THE TASK: Exactly and only the lines from the one containing "Clone this chart in Plotly." through the one containing "showlegend=False))" belong in your copy. Pictures do not.

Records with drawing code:
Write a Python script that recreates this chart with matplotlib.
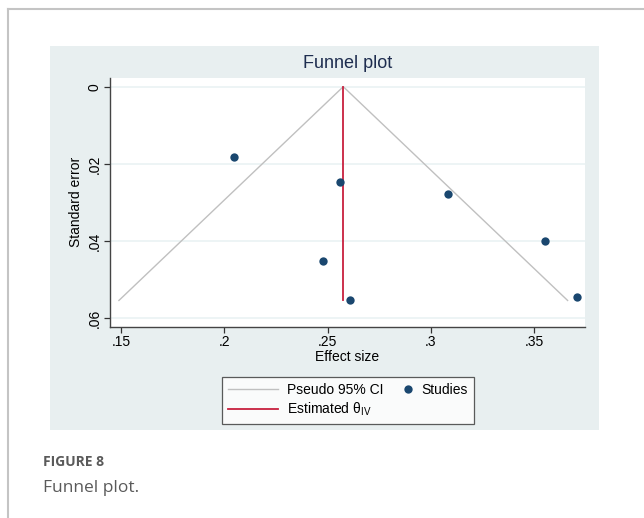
import numpy as np
import matplotlib.pyplot as plt
from matplotlib.patches import Rectangle
from matplotlib.lines import Line2D
from matplotlib.legend_handler import HandlerLine2D

# study estimates and their standard errors
effect = [0.2048, 0.2560, 0.2479, 0.2608, 0.3084, 0.3552, 0.3706]
se = [0.0181, 0.0248, 0.0452, 0.0554, 0.0278, 0.0400, 0.0544]

# pooled (inverse-variance) estimate
theta_iv = 0.2576

xticks = [0.15, 0.20, 0.25, 0.30, 0.35]
xtick_labels = [".15", ".2", ".25", ".3", ".35"]
yticks = [0.0, 0.02, 0.04, 0.06]
ytick_labels = ["0", ".02", ".04", ".06"]

plt.rcParams['font.family'] = ['Liberation Sans', 'DejaVu Sans']
plt.rcParams['mathtext.fontset'] = 'custom'
plt.rcParams['mathtext.rm'] = 'Liberation Sans'


class DotRight(HandlerLine2D):
    # put the legend marker at the right end of its handle box
    def create_artists(self, legend, orig_handle, xdescent, ydescent,
                       width, height, fontsize, trans):
        arts = super().create_artists(legend, orig_handle, xdescent, ydescent,
                                      width, height, fontsize, trans)
        for a in arts:
            a.set_xdata(np.full(len(a.get_xdata()), width - xdescent - 3))
        return arts


W, H = 644, 518
fig = plt.figure(figsize=(W / 100, H / 100), dpi=100)
fig.patch.set_facecolor('white')

# page frame (left and top rules)
fig.add_artist(Line2D([8 / W, 8 / W], [0, 1 - 9 / H], color='#c4c4c4', lw=1.5))
fig.add_artist(Line2D([8 / W, 1], [1 - 9 / H, 1 - 9 / H], color='#c4c4c4', lw=1.5))

# graph region background
fig.add_artist(Rectangle((50 / W, 1 - 430 / H), 549 / W, 384 / H,
                         transform=fig.transFigure, facecolor='#e8eff0',
                         edgecolor='none', zorder=0))

ax = fig.add_axes([110 / W, 1 - 326.7 / H, 475 / W, 248.7 / H])
ax.set_facecolor('white')

# pseudo 95% confidence limits
se_max = max(se)
ci, = ax.plot([theta_iv - 1.96 * se_max, theta_iv, theta_iv + 1.96 * se_max],
              [se_max, 0, se_max], color='#c0c0c0', lw=1.0, zorder=2)
est, = ax.plot([theta_iv, theta_iv], [0, se_max], color='#c8203e', lw=1.3, zorder=3)
ax.scatter(effect, se, s=36, color='#1a476f', zorder=4, linewidths=0)
studies = Line2D([], [], ls='none', marker='o', ms=6, color='#1a476f',
                 markeredgewidth=0)

ax.set_xlim(0.1447, 0.3746)
ax.set_ylim(0.0622, -0.00225)

ax.set_xticks(xticks)
ax.set_xticklabels(xtick_labels)
ax.set_yticks(yticks)
ax.set_yticklabels(ytick_labels, rotation=90, va='center')
ax.tick_params(axis='both', labelsize=10, color='#333333', length=4,
               width=0.9, labelcolor='black')
ax.tick_params(axis='x', pad=2)
ax.tick_params(axis='y', pad=2)

ax.grid(True, axis='y', color='#eaf2f3', lw=1.2, zorder=0)
for s in ['top', 'right']:
    ax.spines[s].set_visible(False)
for s in ['left', 'bottom']:
    ax.spines[s].set_color('#444444')
    ax.spines[s].set_linewidth(1.0)

ax.set_xlabel("Effect size", fontsize=10, labelpad=1)
ax.set_ylabel("Standard error", fontsize=10, labelpad=3)

fig.text(347.5 / W, 1 - 63 / H, "Funnel plot", ha='center', va='center',
         fontsize=13, color='#1e2d4f')

leg = fig.legend([ci, est, studies],
                 ["Pseudo 95% CI", "Estimated θ$_{\\mathrm{IV}}$", "Studies"],
                 ncol=2, loc='center', bbox_to_anchor=(348 / W, 1 - 400.5 / H),
                 fontsize=10, frameon=True, fancybox=False, handlelength=3.6,
                 handletextpad=0.65, columnspacing=-1.55, labelspacing=0.25,
                 borderpad=0.45, handler_map={studies: DotRight()})
leg.get_frame().set_edgecolor('#333333')
leg.get_frame().set_linewidth(0.9)

# figure caption
fig.text(43 / W, 1 - 462 / H, "FIGURE 8", fontsize=10, fontweight='bold',
         color='#5a5a5a', family='Open Sans', va='center')
fig.text(43 / W, 1 - 488 / H, "Funnel plot.", fontsize=12.5,
         color='#5a5a5a', family='Open Sans', va='center')

fig.savefig("out.png", dpi=100)
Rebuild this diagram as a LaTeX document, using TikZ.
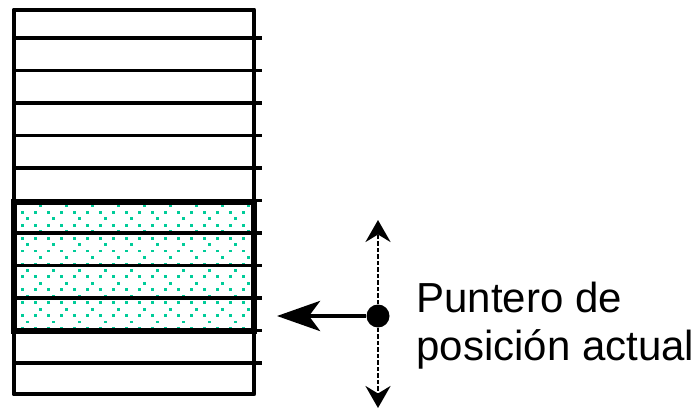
\documentclass[tikz,border=0pt]{standalone}
\usepackage{fontspec}
\setmainfont{Liberation Sans}
\usepackage{tikz}
\usetikzlibrary{arrows.meta}

\definecolor{dotgreen}{RGB}{0,204,153}

\begin{document}
\begin{tikzpicture}[x=0.02cm,y=-0.02cm]
	\useasboundingbox (0,0) rectangle (700,409);

	% dots of the marked records
	\begin{scope}[every path/.style={fill=dotgreen}]
		\foreach \j in {0,...,19} {
			\pgfmathsetmacro{\yy}{204.5+6.45*\j}
			\ifodd\j\relax
				\foreach \i in {0,...,17} \fill (21+13*\i,\yy) rectangle ++(2.8,2.8);
			\else
				\pgfmathsetmacro{\xo}{mod(\j,4)==0 ? 39 : 26}
				\foreach \i in {0,...,8} \fill (\xo+26*\i,\yy) rectangle ++(2.8,2.8);
			\fi
		}
	\end{scope}

	% records of the file
	\foreach \y in {38,70.5,103,135.5,168,200.5,233,265.5,298,330.5}
		\draw[line width=1.9pt] (14,\y) -- (262,\y);
	\draw[line width=1.9pt] (12,363) -- (262,363);
	\draw[line width=2.8pt, line join=round] (14,10) rectangle (254,394);
	\draw[line width=3pt] (14,202) rectangle (254,331);

	\begin{scope}[every node/.style={circle,fill=black,inner sep=0pt,minimum size=0.46cm}]
		\node (dot) at (378,316) {};
	\end{scope}
	\coordinate (tip) at (277,316);
	\coordinate (up) at (378,220);
	\coordinate (down) at (378,408);

	\begin{scope}[every edge/.style={draw=black}]
		\path (dot) edge[line width=2.6pt,
		                 -{Stealth[length=0.86cm,width=0.6cm,inset=0.22cm]}] (tip);
		\path (dot) edge[line width=1.7pt, dash pattern=on 2.4pt off 1.3pt,
		                 -{Stealth[length=0.44cm,width=0.5cm,inset=0.15cm]}] (up);
		\path (dot) edge[line width=1.7pt, dash pattern=on 2.4pt off 1.3pt,
		                 -{Stealth[length=0.44cm,width=0.5cm,inset=0.15cm]}] (down);
	\end{scope}

	\node[anchor=north west, inner sep=0pt, align=left,
	      font=\fontsize{23.9}{27.3}\selectfont] (label) at (416,281.5)
		{Puntero de\\posición actual};
\end{tikzpicture}
\end{document}
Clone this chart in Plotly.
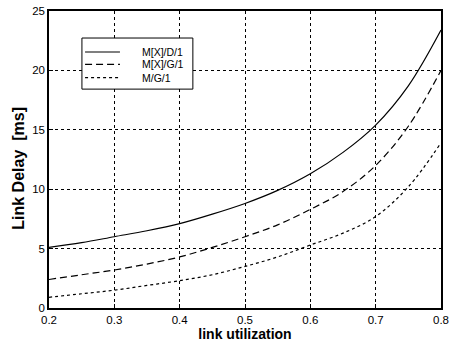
import plotly.graph_objects as go

utilization = [0.2, 0.25, 0.3, 0.35, 0.4, 0.45, 0.5, 0.55, 0.6, 0.65, 0.7, 0.75, 0.8]
delay_mxd1 = [5.1, 5.5, 6.0, 6.5, 7.1, 7.9, 8.8, 9.9, 11.3, 13.1, 15.4, 18.7, 23.4]
delay_mxg1 = [2.4, 2.8, 3.2, 3.7, 4.3, 5.1, 6.0, 7.0, 8.3, 9.8, 12.0, 15.3, 20.0]
delay_mg1 = [0.9, 1.2, 1.5, 1.9, 2.3, 2.8, 3.5, 4.3, 5.3, 6.3, 7.7, 10.2, 13.9]
series_names = ["M[X]/D/1", "M[X]/G/1", "M/G/1"]
x_ticks = [0.2, 0.3, 0.4, 0.5, 0.6, 0.7, 0.8]
y_ticks = [0, 5, 10, 15, 20, 25]

dashes = ["solid", "7px,4px", "3px,3px"]
series = [delay_mxd1, delay_mxg1, delay_mg1]

fig = go.Figure()
for name, vals, d in zip(series_names, series, dashes):
    fig.add_trace(go.Scatter(x=utilization, y=vals, mode="lines", name=name,
                             line=dict(color="black", width=1.2, dash=d, shape="spline"),
                             showlegend=False))

font_family = "Liberation Sans, Arial, sans-serif"
fig.update_layout(
    width=452, height=343,
    margin=dict(l=49, r=11, t=11, b=35),
    plot_bgcolor="white", paper_bgcolor="white",
    font=dict(family=font_family, color="black", size=11),
    xaxis=dict(range=[0.2, 0.8], tickvals=x_ticks, ticktext=[f"{v:.1f}" for v in x_ticks],
               tickfont=dict(size=11.5), ticklabelstandoff=0, automargin=False,
               showgrid=True, gridcolor="black", griddash="3px,3px", gridwidth=1,
               showline=True, linecolor="black", linewidth=1.5, mirror=True,
               ticks="inside", ticklen=4, tickcolor="black", zeroline=False,
               title=dict(text="<b>link utilization</b>", font=dict(size=14), standoff=1)),
    yaxis=dict(range=[0, 25], tickvals=y_ticks, tickfont=dict(size=11.5), automargin=False,
               showgrid=True, gridcolor="black", griddash="3px,3px", gridwidth=1,
               showline=True, linecolor="black", linewidth=1.5, mirror=True,
               ticks="inside", ticklen=4, tickcolor="black", zeroline=False,
               title=dict(text="<b>Link Delay\u00a0 [ms]\u00a0\u00a0\u00a0\u00a0</b>",
                          font=dict(size=16), standoff=4)),
)

# legend box drawn in paper coordinates
fig.add_shape(type="rect", xref="paper", yref="paper", x0=0.084, x1=0.367, y0=0.737, y1=0.909,
              line=dict(color="black", width=1), fillcolor="white", layer="above")
rows = [0.862, 0.820, 0.776]
for name, d, yy in zip(series_names, dashes, rows):
    fig.add_shape(type="line", xref="paper", yref="paper", x0=0.092, x1=0.181, y0=yy, y1=yy,
                  line=dict(color="black", width=1.2, dash=d), layer="above")
    fig.add_annotation(xref="paper", yref="paper", x=0.232, y=yy, text=name, showarrow=False,
                       xanchor="left", yanchor="middle", font=dict(size=10.5))

fig.write_html("out.html", config={"displayModeBar": False},
               post_script="document.body.style.margin='0';")
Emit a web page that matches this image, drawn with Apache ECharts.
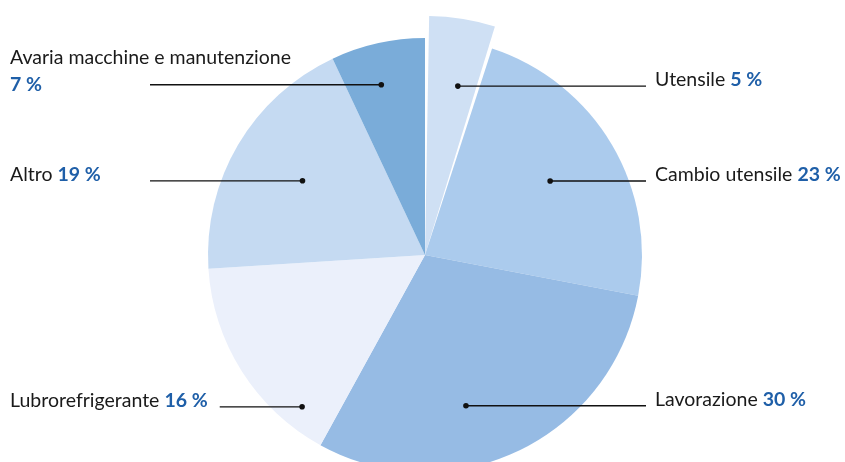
<!DOCTYPE html>
<html>
<head>
<meta charset="utf-8">
<script src="https://cdn.jsdelivr.net/npm/echarts@6/dist/echarts.min.js"></script>
<style>
    html, body { margin: 0; padding: 0; background: #fff; }
    #chart { width: 845px; height: 462px; }
</style>
</head>
<body>
<div id="chart"></div>
<script>
    // dati
    var categories = ['Utensile', 'Cambio utensile', 'Lavorazione', 'Lubrorefrigerante', 'Altro', 'Avaria macchine e manutenzione'];
    var values = [5, 23, 30, 16, 19, 7];
    var percentLabels = ['5 %', '23 %', '30 %', '16 %', '19 %', '7 %'];
    var highlighted = 'Utensile';

    // stile
    var colors = ['#cfe0f4', '#abcbed', '#96bbe4', '#ebf0fb', '#c5daf2', '#7aacd9'];
    var CX = 425, CY = 255, R = 217, R_OUT = 239;
    var FONT = 'Lato';
    var FONT_SIZE = 19.5;
    var ROW_H = 27;
    var LEFT_X = 10, RIGHT_X = 655, LEFT_LINE_MIN = 150;
    // spostamento del punto di ancoraggio rispetto al centro della fetta (gradi, frazione del raggio)
    var anchorShift = [2, 0, 10, -18.6, 0.6, -1.8];
    var anchorRadius = [0.72, 0.67, 0.72, 0.90, 0.66, 0.81];

    var total = values.reduce(function (a, b) { return a + b; }, 0);

    function midAngle(i) {
        var s = 0;
        for (var k = 0; k < i; k++) s += values[k];
        return (s + values[i] / 2) / total * 360;
    }
    function anchor(i) {
        var a = (midAngle(i) + anchorShift[i]) * Math.PI / 180;
        var r = (categories[i] === highlighted ? R_OUT : R) * anchorRadius[i];
        return [CX + r * Math.sin(a), CY - r * Math.cos(a)];
    }
    function wraps(i) { return categories[i].length > 20; }

    var ctx = document.createElement('canvas').getContext('2d');
    function lastRowWidth(i) {
        ctx.font = 'bold ' + FONT_SIZE + 'px ' + FONT;
        var w = ctx.measureText(percentLabels[i]).width;
        if (!wraps(i)) {
            ctx.font = FONT_SIZE + 'px ' + FONT;
            w += ctx.measureText(categories[i] + ' ').width;
        }
        return w;
    }

    function pieData(colorOf) {
        return categories.map(function (c, i) {
            return { name: c, value: values[i], itemStyle: { color: colorOf(c, i) } };
        });
    }

    var myChart = echarts.init(document.getElementById('chart'));
    myChart.setOption({
        animation: false,
        graphic: categories.map(function (c, i) {
            var pt = anchor(i);
            return {
                type: 'circle',
                z: 100,
                shape: { cx: pt[0], cy: pt[1], r: 2.8 },
                style: { fill: '#111' }
            };
        }),
        series: [
            {
                // fetta evidenziata, più grande
                type: 'pie',
                z: 1,
                center: [CX, CY],
                radius: R_OUT,
                startAngle: 90,
                padAngle: 2,
                silent: true,
                label: { show: false },
                labelLine: { show: false },
                data: pieData(function (c, i) { return c === highlighted ? colors[i] : 'rgba(0,0,0,0)'; })
            },
            {
                type: 'pie',
                z: 2,
                center: [CX, CY],
                radius: R,
                startAngle: 90,
                silent: true,
                label: { show: false },
                labelLine: { show: false },
                data: pieData(function (c, i) { return c === highlighted ? 'rgba(0,0,0,0)' : colors[i]; })
            },
            {
                // solo etichette, sopra le fette
                type: 'pie',
                z: 3,
                center: [CX, CY],
                radius: R,
                startAngle: 90,
                silent: true,
                avoidLabelOverlap: false,
                data: pieData(function () { return 'rgba(0,0,0,0)'; }),
                label: {
                    show: true,
                    position: 'outside',
                    fontFamily: FONT,
                    fontSize: FONT_SIZE,
                    color: '#1a1a1a',
                    formatter: function (p) {
                        var i = p.dataIndex;
                        return '{n|' + categories[i] + '}' + (wraps(i) ? '\n' : ' ') + '{p|' + percentLabels[i] + '}';
                    },
                    rich: {
                        n: { fontFamily: FONT, fontSize: FONT_SIZE, color: '#1a1a1a', lineHeight: ROW_H },
                        p: { fontFamily: FONT, fontSize: FONT_SIZE, fontWeight: 'bold', color: '#1f5fa8', lineHeight: ROW_H }
                    }
                },
                labelLine: {
                    show: true,
                    lineStyle: { color: '#111', width: 1.3 }
                },
                labelLayout: function (p) {
                    var i = p.dataIndex;
                    var pt = anchor(i);
                    var rows = wraps(i) ? 2 : 1;
                    var lineY = pt[1];
                    var lastCenter = lineY - (rows > 1 ? 0 : 6);
                    var top = lastCenter - (rows - 0.5) * ROW_H;
                    if (pt[0] > CX) {
                        return {
                            x: RIGHT_X, y: top, align: 'left', verticalAlign: 'top',
                            labelLinePoints: [[pt[0], lineY], [pt[0], lineY], [RIGHT_X - 9, lineY]]
                        };
                    }
                    var startX = Math.max(LEFT_LINE_MIN, LEFT_X + lastRowWidth(i) + 12);
                    return {
                        x: LEFT_X, y: top, align: 'left', verticalAlign: 'top',
                        labelLinePoints: [[pt[0], lineY], [pt[0], lineY], [startX, lineY]]
                    };
                }
            }
        ]
    });
</script>
</body>
</html>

RESULT OF THE TASK:
Clone this chart in Plotly.
import plotly.graph_objects as go

utilization = [0.2, 0.25, 0.3, 0.35, 0.4, 0.45, 0.5, 0.55, 0.6, 0.65, 0.7, 0.75, 0.8]
delay_mxd1 = [5.1, 5.5, 6.0, 6.5, 7.1, 7.9, 8.8, 9.9, 11.3, 13.1, 15.4, 18.7, 23.4]
delay_mxg1 = [2.4, 2.8, 3.2, 3.7, 4.3, 5.1, 6.0, 7.0, 8.3, 9.8, 12.0, 15.3, 20.0]
delay_mg1 = [0.9, 1.2, 1.5, 1.9, 2.3, 2.8, 3.5, 4.3, 5.3, 6.3, 7.7, 10.2, 13.9]
series_names = ["M[X]/D/1", "M[X]/G/1", "M/G/1"]
x_ticks = [0.2, 0.3, 0.4, 0.5, 0.6, 0.7, 0.8]
y_ticks = [0, 5, 10, 15, 20, 25]

dashes = ["solid", "7px,4px", "3px,3px"]
series = [delay_mxd1, delay_mxg1, delay_mg1]

fig = go.Figure()
for name, vals, d in zip(series_names, series, dashes):
    fig.add_trace(go.Scatter(x=utilization, y=vals, mode="lines", name=name,
                             line=dict(color="black", width=1.2, dash=d, shape="spline"),
                             showlegend=False))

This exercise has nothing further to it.